Heard the one about the Victorian lesbian transvestite? Rachael Stirling is a real bodice ripper, says Camilla Long.
"I know every newspaper in the land is going to be calling us 'Greg's Dykes'," says Rachael Stirling, rolling her eyes. She's under no illusions about the stir that her role in Tipping the Velvet, a new BBC drama about a cross-dressing lesbian who trawls the underbelly of Victorian London, will cause. "But I'm proud of doing it, and it would be awful if it caused a bout of hysteria and I wasn't proud."
For Stirling, the 25-year-old daughter of Diana Rigg and building magnate Archie Stirling, the story of Nan, an impressionable oyster girl from Whitstable who falls in love with a stage ladyboy called Kitty (Keeley Hawes), is first and foremost a love story. "It's a simple coming-of-age story about a girl who falls in love — it doesn't matter really whether it's with a man or a woman." In fact, the director, Geoffrey Sax (Stirling had a part in his last BBC drama, Othello, which was also adapted by Andrew Davies), has gone to certain lengths to tone down raw sex scenes between Nan and Kitty. "In one of the scenes, he has my voice saying over it, 'It's only human nature after all.'"
The first thing that strikes you about Stirling is the curious quality of her voice. It's not exactly hoarse — too velvety for that — but it's low and kind of creamy, with a masculine timbre. Apt, considering that she spends half of Tipping the Velvet dressed as a boy, She'd wriggle out of a cream and red dress and immediately get into boys' clothing. "At the costumiers," she explains, "I got kitted out in top hat and tails — heaven."
Today, she's wearing jeans and a red chiffon top from Portobello market. She has a gentle way, swears, and says "ain't" a lot, for comic effect.
Preparing for her role brought Stirling into contact with the ripest of Victorian erotic fantasies. "I saw some engravings that would put hardcore porn in the shade," she explains. "Fans sticking out of bottoms, double-ended dildos… but that's prohibition for you. As soon as you forbid something, it thrives."
Stirling enjoys research: she seriously mugs up on roles. "If a script about 17th-century Holland landed on my doorstep, I'd be piling up the books straight away."
She doesn't just go for frilly costume dramas. A strong believer in the Right Script, she's romped in bed with Christopher Eccleston in Othello, played a disenchanted health-food shop assistant in Helpless at the Donmar, and in her first film, Still Crazy, was the love-struck groupie. "My performance was awful," she says with good humour. "It took me 10 takes to walk through a door, but I learned a lot." She never gives up: "You have to put your life in a jar at the door for the duration of filming; and your friends mustn't mind if you don't call them for months."

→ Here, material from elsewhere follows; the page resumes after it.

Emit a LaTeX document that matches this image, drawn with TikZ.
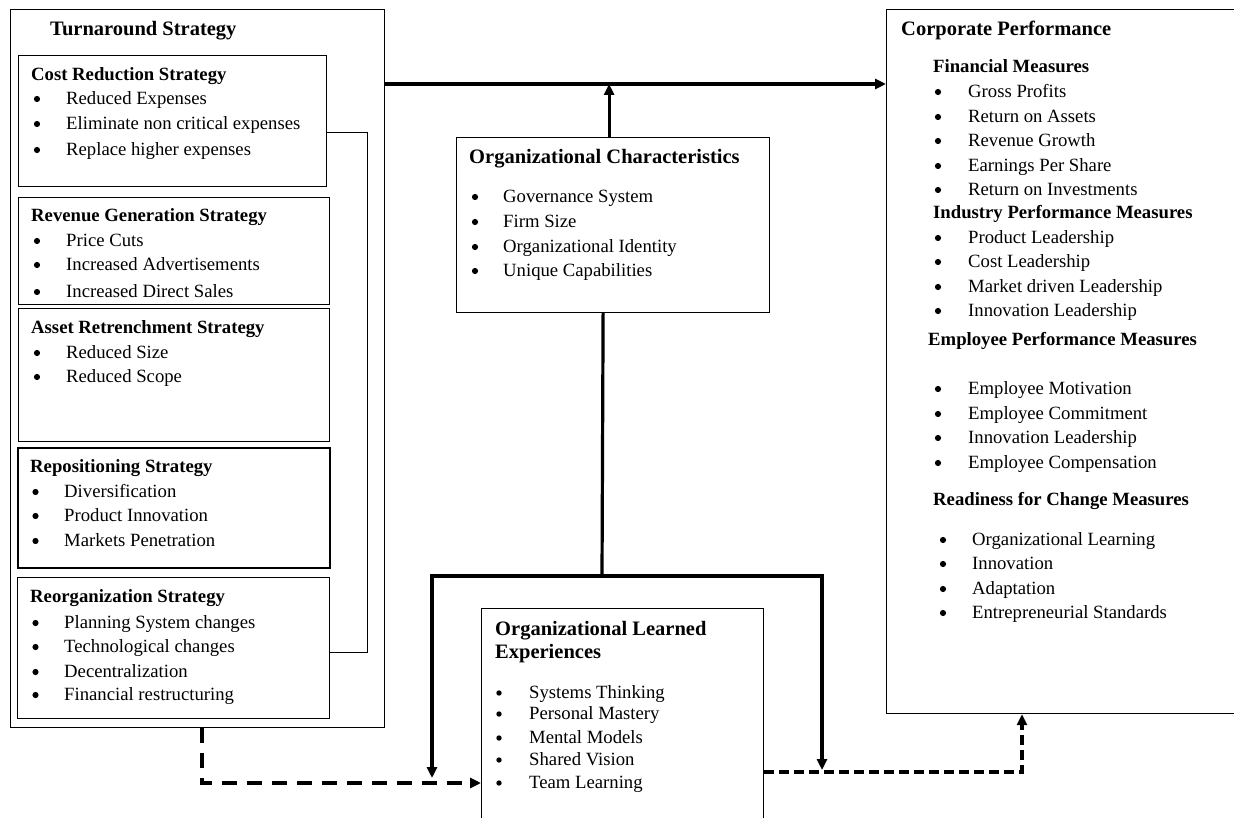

In Possession, an adapation of the novel by AS Byatt, Jennifer Ehle plays a Victorian poetess in a lesbian relationship. So is Victorian lesbianism becoming trendy? "Ugh," Stirling groans. "I'd hate it to be trendy, because it only detracts."
Stirling doesn't have any grand notions of disappearing to Hollywood — indeed, coming out to interviews is our heroine's idea of a really bad day. "I'd much rather go to a speech by Tony Benn."